On the other side of the PCB is where its all happening. You can easily see why these are known as 'radios on a chip'. There does at least seem to be some proper filtering at the antenna connector. Build quality wise, the board was soldered ok, I found a small solder splash which I brushed off.


Putting it back together is simply the reverse of taking it apart, with a bit of care to ensure the antenna pin and the power terminal solder back properly.

You will notice that there is no seal between the case and the chassis! Dont get these wet! But, for around £8 each, they are ok for what they are - cheap UHF walkie-talkies.

Friday, 8 April 2016

Inside the Baofeng BF-888S battery charger

The two Baofeng handhelds ive bought have come, as expected, with chargers for their 5v Li-ion batteries. The first thing I noticed about which, is the thinness of the AC power cable!
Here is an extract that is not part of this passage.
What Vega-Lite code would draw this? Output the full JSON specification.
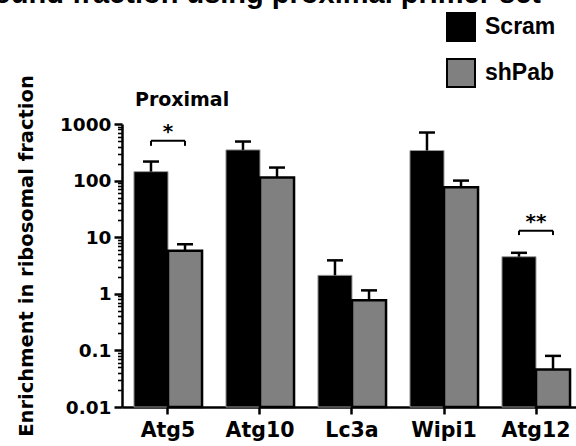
{
  "$schema": "https://vega.github.io/schema/vega-lite/v6.json",
  "width": 460,
  "height": 283,
  "autosize": {"type": "none"},
  "padding": {"left": 122, "top": 124, "right": 0, "bottom": 39},
  "background": "white",
  "title": {
    "text": "Enrichment in ribosome bound fraction using proximal primer set",
    "anchor": "end",
    "frame": "group",
    "offset": 0,
    "dy": 20,
    "dx": -41,
    "baseline": "alphabetic",
    "font": "Liberation Sans",
    "fontSize": 29,
    "fontWeight": "bold",
    "color": "black"
  },
  "config": {
    "view": {"stroke": null},
    "axis": {
      "grid": false,
      "domainColor": "black",
      "domainWidth": 2.5,
      "tickColor": "black",
      "tickWidth": 2.5,
      "labelColor": "black",
      "labelFont": "DejaVu Sans",
      "labelFontWeight": "bold",
      "labelOverlap": false
    }
  },
  "datasets": {
    "bars": [
      {"gene": "Atg5", "group": "Scram", "value": 144, "upper": 217},
      {"gene": "Atg5", "group": "shPab", "value": 5.77, "upper": 7.5},
      {"gene": "Atg10", "group": "Scram", "value": 349, "upper": 490},
      {"gene": "Atg10", "group": "shPab", "value": 113, "upper": 170},
      {"gene": "Lc3a", "group": "Scram", "value": 2.12, "upper": 3.9},
      {"gene": "Lc3a", "group": "shPab", "value": 0.773, "upper": 1.15},
      {"gene": "Wipi1", "group": "Scram", "value": 340, "upper": 707},
      {"gene": "Wipi1", "group": "shPab", "value": 76.4, "upper": 100},
      {"gene": "Atg12", "group": "Scram", "value": 4.52, "upper": 5.3},
      {"gene": "Atg12", "group": "shPab", "value": 0.046, "upper": 0.08}
    ],
    "sig": [
      {"gene": "Atg5", "level": 505, "label": "*"},
      {"gene": "Atg12", "level": 13, "label": "**"}
    ],
    "sigEnds": [
      {"gene": "Atg5", "group": "Scram", "level": 505, "end": 411},
      {"gene": "Atg5", "group": "shPab", "level": 505, "end": 411},
      {"gene": "Atg12", "group": "Scram", "level": 13, "end": 10.9},
      {"gene": "Atg12", "group": "shPab", "level": 13, "end": 10.9}
    ],
    "note": [
      {"gene": "Atg5", "y": 2040, "label": "Proximal"}
    ]
  },
  "encoding": {
    "x": {
      "field": "gene",
      "type": "nominal",
      "sort": ["Atg5", "Atg10", "Lc3a", "Wipi1", "Atg12"],
      "scale": {"paddingInner": 0.26, "paddingOuter": 0.13},
      "axis": {
        "title": null,
        "labelAngle": 0,
        "labelFontSize": 20.5,
        "tickSize": 7,
        "labelPadding": 6
      }
    }
  },
  "resolve": {"axis": {"y": "independent"}},
  "layer": [
    {
      "data": {"name": "bars"},
      "mark": {"type": "bar"},
      "encoding": {
        "xOffset": {"field": "group", "type": "nominal", "scale": {"paddingInner": 0, "paddingOuter": 0}},
        "y": {
          "field": "value",
          "type": "quantitative",
          "scale": {"type": "log", "domain": [0.01, 1000], "nice": false},
          "axis": {
            "values": [0.01, 0.1, 1, 10, 100, 1000],
            "format": "~g",
            "labelFontSize": 18.5,
            "tickSize": 8,
            "labelPadding": 3,
            "title": "Enrichment in ribosomal fraction",
            "titleFont": "DejaVu Sans",
            "titleFontSize": 19.5,
            "titleFontWeight": "bold",
            "titleColor": "black",
            "titleX": -90,
            "titleY": 131.5,
            "titleAngle": -90,
            "titleAlign": "center",
            "titleBaseline": "alphabetic"
          }
        },
        "y2": {"datum": 0.01},
        "color": {
          "field": "group",
          "type": "nominal",
          "scale": {"domain": ["Scram", "shPab"], "range": ["#000000", "#808080"]},
          "legend": {
            "orient": "none",
            "legendX": 324,
            "legendY": -112,
            "title": null,
            "symbolType": "square",
            "symbolSize": 784,
            "symbolStrokeColor": "black",
            "symbolStrokeWidth": 2,
            "symbolOpacity": 1,
            "labelFont": "Liberation Sans",
            "labelFontWeight": "bold",
            "labelFontSize": 23,
            "labelColor": "black",
            "rowPadding": 10,
            "labelOffset": 9,
            "padding": 0
          }
        },
        "stroke": {"condition": {"test": "datum.group === 'shPab'", "value": "#000000"}, "value": "#9a9a9a"},
        "strokeWidth": {"condition": {"test": "datum.group === 'shPab'", "value": 2.5}, "value": 1},
        "opacity": {"value": 1}
      }
    },
    {
      "data": {"name": "bars"},
      "mark": {"type": "rule", "color": "black", "strokeWidth": 2.5},
      "encoding": {
        "xOffset": {"field": "group", "type": "nominal"},
        "y": {
          "field": "value",
          "type": "quantitative",
          "axis": {
            "values": [0.02, 0.03, 0.04, 0.05, 0.06, 0.07, 0.08, 0.09, 0.2, 0.3, 0.4, 0.5, 0.6, 0.7, 0.8, 0.9, 2, 3, 4, 5, 6, 7, 8, 9, 20, 30, 40, 50, 60, 70, 80, 90, 200, 300, 400, 500, 600, 700, 800, 900],
            "labels": false,
            "domain": false,
            "tickSize": 4.5,
            "tickWidth": 1.6,
            "title": null,
            "orient": "left"
          }
        },
        "y2": {"field": "upper"}
      }
    },
    {
      "data": {"name": "bars"},
      "mark": {"type": "tick", "orient": "horizontal", "color": "black", "size": 16, "thickness": 2.5, "opacity": 1},
      "encoding": {
        "xOffset": {"field": "group", "type": "nominal"},
        "y": {"field": "upper", "type": "quantitative", "axis": null}
      }
    },
    {
      "data": {"name": "sig"},
      "mark": {"type": "tick", "orient": "horizontal", "color": "black", "size": 34, "thickness": 2, "opacity": 1},
      "encoding": {
        "y": {"field": "level", "type": "quantitative", "axis": null}
      }
    },
    {
      "data": {"name": "sigEnds"},
      "mark": {"type": "rule", "color": "black", "strokeWidth": 2},
      "encoding": {
        "xOffset": {"field": "group", "type": "nominal"},
        "y": {"field": "level", "type": "quantitative", "axis": null},
        "y2": {"field": "end"}
      }
    },
    {
      "data": {"name": "sig"},
      "mark": {"type": "text", "font": "DejaVu Sans", "fontWeight": "bold", "fontSize": 20, "color": "black", "baseline": "alphabetic", "dy": -3},
      "encoding": {
        "y": {"field": "level", "type": "quantitative", "axis": null},
        "text": {"field": "label"}
      }
    },
    {
      "data": {"name": "note"},
      "mark": {"type": "text", "font": "DejaVu Sans", "fontWeight": "bold", "fontSize": 19, "color": "black", "baseline": "alphabetic", "align": "left", "dx": 1, "clip": false},
      "encoding": {
        "x": {"field": "gene", "type": "nominal", "bandPosition": 0},
        "y": {"field": "y", "type": "quantitative", "axis": null},
        "text": {"field": "label"}
      }
    }
  ]
}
The next thing I noticed was the weight - or lack of! Clearly, there was no isolating transformer in these! So, I decided to open one up and take a skeg -


Opening these was really easy, but of course I know how. A single screw to be removed, followed by careful use of a blunt knife blade to tease the case clips apart. This revealed inside what looks to be a reasonably well made switch mode charger circuit.
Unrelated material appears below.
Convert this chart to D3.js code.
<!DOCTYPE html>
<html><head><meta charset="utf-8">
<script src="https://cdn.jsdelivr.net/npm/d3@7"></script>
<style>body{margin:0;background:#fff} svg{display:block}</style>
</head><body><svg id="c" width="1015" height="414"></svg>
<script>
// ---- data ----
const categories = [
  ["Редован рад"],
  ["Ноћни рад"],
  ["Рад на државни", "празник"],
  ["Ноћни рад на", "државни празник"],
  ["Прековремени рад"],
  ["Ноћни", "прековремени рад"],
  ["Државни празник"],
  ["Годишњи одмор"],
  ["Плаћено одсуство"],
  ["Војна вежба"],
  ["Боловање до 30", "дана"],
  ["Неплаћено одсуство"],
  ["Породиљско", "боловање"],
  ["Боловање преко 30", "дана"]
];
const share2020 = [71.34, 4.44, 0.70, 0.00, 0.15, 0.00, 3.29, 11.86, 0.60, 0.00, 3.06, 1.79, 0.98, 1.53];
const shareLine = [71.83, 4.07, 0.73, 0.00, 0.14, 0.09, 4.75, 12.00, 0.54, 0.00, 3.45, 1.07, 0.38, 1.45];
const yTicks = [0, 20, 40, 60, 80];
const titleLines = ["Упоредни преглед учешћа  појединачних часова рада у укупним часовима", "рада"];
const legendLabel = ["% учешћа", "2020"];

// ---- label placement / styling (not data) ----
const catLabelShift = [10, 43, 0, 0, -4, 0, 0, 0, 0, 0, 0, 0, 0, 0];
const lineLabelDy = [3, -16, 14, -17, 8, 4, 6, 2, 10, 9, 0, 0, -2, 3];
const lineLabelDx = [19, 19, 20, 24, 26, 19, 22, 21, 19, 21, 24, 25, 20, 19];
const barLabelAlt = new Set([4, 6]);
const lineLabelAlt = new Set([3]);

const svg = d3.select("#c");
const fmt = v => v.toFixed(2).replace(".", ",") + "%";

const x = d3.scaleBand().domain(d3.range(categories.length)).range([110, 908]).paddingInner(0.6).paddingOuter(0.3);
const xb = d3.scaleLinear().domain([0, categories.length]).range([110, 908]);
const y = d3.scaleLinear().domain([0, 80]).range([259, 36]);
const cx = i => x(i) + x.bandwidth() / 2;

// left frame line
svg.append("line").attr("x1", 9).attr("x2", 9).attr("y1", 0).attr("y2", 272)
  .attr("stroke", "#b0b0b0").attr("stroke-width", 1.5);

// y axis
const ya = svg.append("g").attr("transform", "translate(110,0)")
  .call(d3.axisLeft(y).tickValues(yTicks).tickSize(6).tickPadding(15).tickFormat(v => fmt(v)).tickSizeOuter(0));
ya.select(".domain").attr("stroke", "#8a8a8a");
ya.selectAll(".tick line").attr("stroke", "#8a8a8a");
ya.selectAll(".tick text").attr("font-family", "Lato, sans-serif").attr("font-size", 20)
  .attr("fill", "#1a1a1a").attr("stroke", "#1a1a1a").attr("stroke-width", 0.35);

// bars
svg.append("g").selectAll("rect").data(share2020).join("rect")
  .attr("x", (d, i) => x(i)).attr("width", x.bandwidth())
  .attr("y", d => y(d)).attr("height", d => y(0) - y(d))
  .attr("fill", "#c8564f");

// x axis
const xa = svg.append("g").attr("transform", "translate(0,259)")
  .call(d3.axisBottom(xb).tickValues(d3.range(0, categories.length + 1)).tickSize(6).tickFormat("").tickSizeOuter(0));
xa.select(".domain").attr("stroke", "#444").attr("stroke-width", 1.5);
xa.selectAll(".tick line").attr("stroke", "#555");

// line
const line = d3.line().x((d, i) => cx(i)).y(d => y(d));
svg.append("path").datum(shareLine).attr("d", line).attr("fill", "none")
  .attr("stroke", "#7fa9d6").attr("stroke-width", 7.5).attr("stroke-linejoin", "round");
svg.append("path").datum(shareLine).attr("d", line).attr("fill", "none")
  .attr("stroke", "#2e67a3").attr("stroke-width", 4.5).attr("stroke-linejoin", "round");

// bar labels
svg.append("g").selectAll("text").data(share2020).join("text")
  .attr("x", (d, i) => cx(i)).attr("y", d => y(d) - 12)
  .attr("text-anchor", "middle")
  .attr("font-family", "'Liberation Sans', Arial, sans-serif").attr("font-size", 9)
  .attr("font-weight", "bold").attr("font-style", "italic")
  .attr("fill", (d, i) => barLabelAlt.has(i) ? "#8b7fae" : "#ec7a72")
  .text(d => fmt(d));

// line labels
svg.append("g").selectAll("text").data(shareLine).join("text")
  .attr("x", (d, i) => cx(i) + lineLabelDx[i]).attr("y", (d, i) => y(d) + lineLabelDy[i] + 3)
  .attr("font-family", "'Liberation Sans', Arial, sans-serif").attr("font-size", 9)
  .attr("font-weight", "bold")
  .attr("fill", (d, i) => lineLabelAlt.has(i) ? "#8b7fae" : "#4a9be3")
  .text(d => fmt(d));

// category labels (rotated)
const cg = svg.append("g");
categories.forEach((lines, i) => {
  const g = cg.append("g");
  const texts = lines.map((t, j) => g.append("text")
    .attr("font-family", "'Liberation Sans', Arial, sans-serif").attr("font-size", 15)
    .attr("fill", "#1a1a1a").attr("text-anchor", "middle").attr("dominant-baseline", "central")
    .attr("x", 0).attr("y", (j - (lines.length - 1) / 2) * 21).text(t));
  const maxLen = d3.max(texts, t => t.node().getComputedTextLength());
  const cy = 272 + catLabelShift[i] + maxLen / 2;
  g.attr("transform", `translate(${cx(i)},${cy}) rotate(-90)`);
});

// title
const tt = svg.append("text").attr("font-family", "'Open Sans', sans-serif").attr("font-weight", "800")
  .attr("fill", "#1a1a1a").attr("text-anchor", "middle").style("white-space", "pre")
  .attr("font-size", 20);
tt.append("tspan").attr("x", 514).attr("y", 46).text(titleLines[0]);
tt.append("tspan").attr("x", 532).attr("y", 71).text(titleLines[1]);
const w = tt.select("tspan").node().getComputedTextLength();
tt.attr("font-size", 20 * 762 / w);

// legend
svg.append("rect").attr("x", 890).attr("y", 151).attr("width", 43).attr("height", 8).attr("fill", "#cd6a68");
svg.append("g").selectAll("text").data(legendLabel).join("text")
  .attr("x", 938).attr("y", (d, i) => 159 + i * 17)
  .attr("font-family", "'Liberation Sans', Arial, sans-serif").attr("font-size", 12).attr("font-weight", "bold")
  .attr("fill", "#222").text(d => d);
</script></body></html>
What it clearly is not is any kind of 'intelligent' charger! Probably adequate for this purpose, but I would still be wary of the thin mains cable. It would be sensible to feed these via a 1:1 isolation transformer. Or, better yet, bypass the AC switch mode section and give it a decent DC feed from a good regulated PSU.

What would be easy though, and probably quite neat, due to the light and thin construction of the case, would be to mount several charger units on a board, say six or eight or whatever is needed, add a suitable DC PSU, a safety timer, and maybe a selector for the number of 'pods' active, and you'd have a quick and simple multi-charger for a fleet of these radios!

If I get time tomorrow, i'll run one of the radios over the Marconi 2955, and post a report on the performance of these cheap little radios.